Chilean authorities have urged 2,000 people living near the Calbuco volcano to evacuate after potentially devastating mudflows of volcanic debris were detected in a nearby river, the result of two huge eruptions this week that sent ash across large parts of southern South America.
Officials said on Friday that the evacuations were precautionary but necessary because flows of volcanic mud, known as lahars, are capable of levelling anything in their path once in motion.
The area had been evacuated after the volcano first erupted Wednesday afternoon, but by Friday many people had begun to return home even as Calbuco continued to billow lesser ejections of smoke and ash.

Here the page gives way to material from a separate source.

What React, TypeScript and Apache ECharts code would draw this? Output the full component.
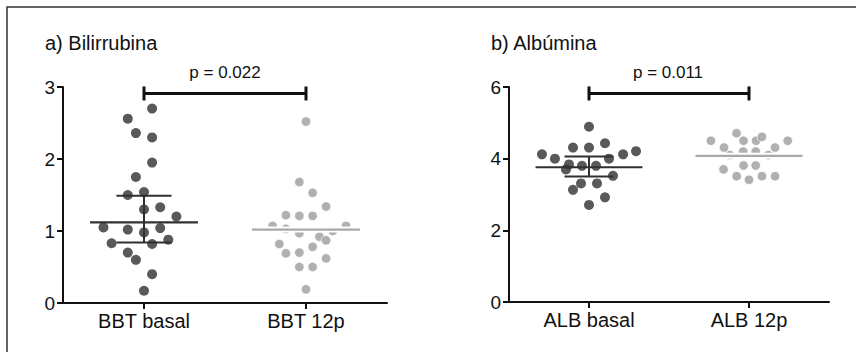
import React, { useEffect, useRef } from 'react';
import * as echarts from 'echarts';

// ---------- data ----------
const bbtCategories = ['BBT basal', 'BBT 12p'];
const albCategories = ['ALB basal', 'ALB 12p'];
const panelTitles = ['a) Bilirrubina', 'b) Albúmina'];
const pLabels = ['p = 0.022', 'p = 0.011'];

const bbtBasal = [2.70, 2.56, 2.36, 2.30, 1.95, 1.75, 1.50, 1.54, 1.30, 1.33, 1.20, 1.05, 1.02, 0.98, 1.04, 0.83, 0.82, 0.88, 0.70, 0.60, 0.40, 0.17];
const bbtBasalJitter = [0.05, -0.10, -0.05, 0.05, 0.05, -0.05, -0.10, 0, 0, 0.10, 0.20, -0.25, -0.10, 0, 0.10, -0.20, 0.05, 0.15, -0.10, -0.05, 0.05, 0];
const bbt12p = [2.52, 1.68, 1.53, 1.34, 1.22, 1.21, 1.21, 1.07, 1.07, 1.03, 0.97, 1.00, 0.92, 0.87, 0.82, 0.78, 0.69, 0.70, 0.62, 0.50, 0.50, 0.19];
const bbt12pJitter = [0, -0.041, 0.041, 0.124, -0.124, -0.041, 0.041, -0.206, 0.247, -0.124, -0.041, 0.165, 0.083, 0.124, -0.165, 0.041, -0.124, -0.041, 0.124, -0.041, 0.041, 0];

const albBasal = [4.89, 4.31, 4.31, 4.43, 4.12, 4.00, 4.00, 4.12, 4.21, 3.84, 3.70, 3.80, 3.80, 3.52, 3.31, 3.31, 3.13, 2.92, 2.71];
const albBasalJitter = [0, -0.10, 0, 0.10, -0.294, -0.213, 0.125, 0.213, 0.294, -0.125, -0.144, -0.044, 0.044, 0.15, -0.05, 0.05, -0.10, 0.10, 0];
const alb12p = [4.50, 4.71, 4.31, 4.50, 4.50, 4.61, 4.31, 4.50, 4.10, 4.20, 4.20, 4.10, 3.70, 3.81, 3.81, 3.51, 3.41, 3.51, 3.51];
const alb12pJitter = [-0.238, -0.078, -0.156, -0.034, 0.044, 0.081, 0.163, 0.242, -0.119, -0.036, 0.042, 0.121, -0.159, -0.034, 0.042, -0.077, 0, 0.081, 0.163];

// median per group, interquartile range for the basal group
const bbtMedians = [1.12, 1.02];
const bbtIqr = [0.84, 1.49];
const albMedians = [3.76, 4.08];
const albIqr = [3.50, 4.06];

const bbtAxis = { max: 3, interval: 1 };
const albAxis = { max: 6, interval: 2 };
const bbtBracketLevel = 2.91;
const albBracketLevel = 5.82;

// ---------- styles ----------
const FONT = '"Liberation Sans", Arial, Helvetica, sans-serif';
const INK = '#111111';
const DARK = '#303030';
const LIGHT = '#9c9c9c';
const LIGHT_LINE = '#a8a8a8';

export default function App() {
  const ref = useRef<HTMLDivElement>(null);

  useEffect(() => {
    if (!ref.current) return;
    const chart = echarts.init(ref.current, null, { renderer: 'svg' });

    const catAxis = (gridIndex: number, data: string[]) => ({
      type: 'category',
      gridIndex,
      data,
      boundaryGap: true,
      position: 'bottom',
      axisLine: { show: true, lineStyle: { color: INK, width: 2 } },
      axisTick: { show: true, alignWithLabel: true, length: 6, lineStyle: { color: INK, width: 2 } },
      axisLabel: { color: INK, fontSize: 20, fontFamily: FONT, margin: 8 },
      splitLine: { show: false },
    });
    const posAxis = (gridIndex: number) => ({
      type: 'value', gridIndex, min: 0.5, max: 2.5, show: false,
    });
    const yAxis = (gridIndex: number, max: number, interval: number) => ({
      type: 'value', gridIndex, min: 0, max, interval,
      axisLine: { show: true, lineStyle: { color: INK, width: 2 } },
      axisTick: { show: true, length: 6, lineStyle: { color: INK, width: 2 } },
      axisLabel: { color: INK, fontSize: 19, fontFamily: FONT, margin: 8 },
      splitLine: { show: false },
    });

    const dots = (xIdx: number, yIdx: number, values: number[], jitter: number[], pos: number, light: boolean) => ({
      type: 'scatter',
      xAxisIndex: xIdx, yAxisIndex: yIdx,
      data: values.map((v, i) => [pos + jitter[i], v]),
      symbolSize: light ? 9.5 : 10,
      itemStyle: light
        ? { color: LIGHT, borderColor: '#ffffff', borderWidth: 1 }
        : { color: DARK },
      z: 2,
      silent: true,
    });

    const medianSeries = (xIdx: number, yIdx: number, medians: number[], hw: number) => ({
      type: 'custom',
      xAxisIndex: xIdx, yAxisIndex: yIdx,
      data: medians.map((m, i) => [i + 1, m]),
      z: 5,
      silent: true,
      renderItem: (params: any, api: any) => {
        const x = api.value(0);
        const m = api.value(1);
        const a = api.coord([x - hw, m]);
        const b = api.coord([x + hw, m]);
        const light = params.dataIndex === 1;
        const shape = { x1: a[0], y1: a[1], x2: b[0], y2: b[1] };
        const children: any[] = [];
        if (light) children.push({ type: 'line', shape, style: { stroke: '#ffffff', lineWidth: 6 } });
        children.push({ type: 'line', shape, style: { stroke: light ? LIGHT_LINE : DARK, lineWidth: 2.2 } });
        return { type: 'group', children };
      },
    });

    const iqrSeries = (xIdx: number, yIdx: number, iqr: number[], hw: number) => ({
      type: 'custom',
      xAxisIndex: xIdx, yAxisIndex: yIdx,
      data: [[1, iqr[0], iqr[1]]],
      z: 5,
      silent: true,
      renderItem: (params: any, api: any) => {
        const x = api.value(0);
        const lo = api.value(1);
        const hi = api.coord([x, api.value(2)]);
        const loP = api.coord([x, lo]);
        const l1 = api.coord([x - hw, lo]);
        const r1 = api.coord([x + hw, lo]);
        const l2 = api.coord([x - hw, api.value(2)]);
        const r2 = api.coord([x + hw, api.value(2)]);
        const st = { stroke: DARK, lineWidth: 2 };
        return {
          type: 'group',
          children: [
            { type: 'line', shape: { x1: hi[0], y1: hi[1], x2: loP[0], y2: loP[1] }, style: st },
            { type: 'line', shape: { x1: l1[0], y1: l1[1], x2: r1[0], y2: r1[1] }, style: st },
            { type: 'line', shape: { x1: l2[0], y1: l2[1], x2: r2[0], y2: r2[1] }, style: st },
          ],
        };
      },
    });

    const bracketSeries = (xIdx: number, yIdx: number, level: number) => ({
      type: 'custom',
      xAxisIndex: xIdx, yAxisIndex: yIdx,
      data: [[1, 2, level]],
      z: 6,
      silent: true,
      clip: false,
      renderItem: (params: any, api: any) => {
        const a = api.coord([api.value(0), api.value(2)]);
        const b = api.coord([api.value(1), api.value(2)]);
        const cap = 7;
        const st = { stroke: INK, lineWidth: 3 };
        return {
          type: 'group',
          children: [
            { type: 'line', shape: { x1: a[0], y1: a[1], x2: b[0], y2: b[1] }, style: st },
            { type: 'line', shape: { x1: a[0], y1: a[1] - cap, x2: a[0], y2: a[1] + cap }, style: st },
            { type: 'line', shape: { x1: b[0], y1: b[1] - cap, x2: b[0], y2: b[1] + cap }, style: st },
          ],
        };
      },
    });

    const textEl = (text: string, x: number, y: number, size: number, align: string) => ({
      type: 'text', x, y, silent: true,
      style: { text, fill: INK, fontSize: size, fontFamily: FONT, textAlign: align, textVerticalAlign: 'middle' },
    });

    chart.setOption({
      animation: false,
      backgroundColor: '#ffffff',
      grid: [
        { left: 63, top: 87, width: 324, height: 216 },
        { left: 509, top: 87, width: 320, height: 215 },
      ],
      xAxis: [catAxis(0, bbtCategories), posAxis(0), catAxis(1, albCategories), posAxis(1)],
      yAxis: [yAxis(0, bbtAxis.max, bbtAxis.interval), yAxis(1, albAxis.max, albAxis.interval)],
      series: [
        dots(1, 0, bbtBasal, bbtBasalJitter, 1, false),
        dots(1, 0, bbt12p, bbt12pJitter, 2, true),
        medianSeries(1, 0, bbtMedians, 0.333),
        iqrSeries(1, 0, bbtIqr, 0.17),
        bracketSeries(1, 0, bbtBracketLevel),
        dots(3, 1, albBasal, albBasalJitter, 1, false),
        dots(3, 1, alb12p, alb12pJitter, 2, true),
        medianSeries(3, 1, albMedians, 0.334),
        iqrSeries(3, 1, albIqr, 0.153),
        bracketSeries(3, 1, albBracketLevel),
      ],
      graphic: [
        {
          type: 'rect', silent: true,
          shape: { x: 7, y: 7, width: 900, height: 400 },
          style: { fill: 'none', stroke: '#333333', lineWidth: 1.5 },
        },
        textEl(panelTitles[0], 45, 43, 20, 'left'),
        textEl(panelTitles[1], 491, 43, 20, 'left'),
        textEl(pLabels[0], 225, 72, 17, 'center'),
        textEl(pLabels[1], 668, 72, 17, 'center'),
      ],
    });

    return () => chart.dispose();
  }, []);

  return (
    <div
      ref={ref}
      style={{ position: 'fixed', left: 0, top: 0, width: 856, height: 352, background: '#ffffff' }}
    />
  );
}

Authorities said the evacuees from the towns of Chamiza, Lago Chapo and Correntoso would stay at shelters in the nearby city of Puerto Montt.
The volcano, which had been dormant four decades, sent a plume of ash about 18km high during Wednesday’s blast.
|Notes from the field: Al Jazeera’s Lucia Newman|
Like a sleeping giant rudely awoken, the Calbuco has reminded Chile that 43 years of dormant existence is just a cat-nap in the life of an active volcano. The more than 10-million-year-old volcano erupted suddenly late on Wednesday. Now many of the 4,000 residents of Ensenada, who were forced to evacuate, were briefly allowed to return to the so-called red zone to check on their homes and clear roads and roofs as best they could.
A state of emergency remains in effect in towns and cities near the Calbuco. As the volcano continues to belch huge clouds of volcanic ash in the direction of neighbouring Argentina, where air traffic has been severely disrupted, volunteers are distributing food and water to those trying to salvage their belongings, or simply find their pets.
A second outburst came early on Thursday, with lightning crackling through a dark sky turned reddish orange by the explosion.
The head of the National Mining and Geology Service said on Friday that the volcano’s eruptive process could last weeks and even months and warned that a third eruption was possible.
“What I can say for certain is that this process is not going to end now,” Rodrigo Alvarez said.
“It’s highly likely that we will have other eruptions, maybe not with the same amount of energy, but with activity that can be worrisome.”
The two mighty blasts left Ensenada a ghost town, abandoned by most of its 1,500 residents.
Sitting at the foot of the volcano, the town was covered in thick soot and some roofs collapsed under the weight of the ash.
Just about 16km from Calbuco’s peak, Ensenada is within the official evacuation zone, and most residents complied. But about 30 refused to leave because of worries about their homes and animals.
Ensenada was eerily empty except for a few residents using masks against the ash and an occasional horse or dog roaming its only street.
The 2,000-metre Calbuco, which last erupted in 1972, lies near the cities of Puerto Varas and Puerto Montt, about 1,000km south of Santiago.
Officials worried the clouds of ash could contaminate water, cause respiratory illnesses and ground more airline flights.
But with the coarse dust spreading over nearby countries, Argentine officials grounded flights in Buenos Aires, some 1,485km from the volcano, after a small amount of ash arrived Friday and clouded the sky.
Ash also forced the cancellation of some flights to Uruguay’s capital, Montevideo.
Heavier amounts of ash covered towns closer to the volcano. Cars and streets were coated with a thick blanket of ash in Villa La Angostura, Argentina, a town about 90km northeast of Calbuco.
Weather experts said the haze from the ash would likely clear up quickly unless there was another eruption.
“It doesn’t look like the wind will support a very long trail based on the current forecast,” said Michael Ventrice, an operations scientist at Weather Service International.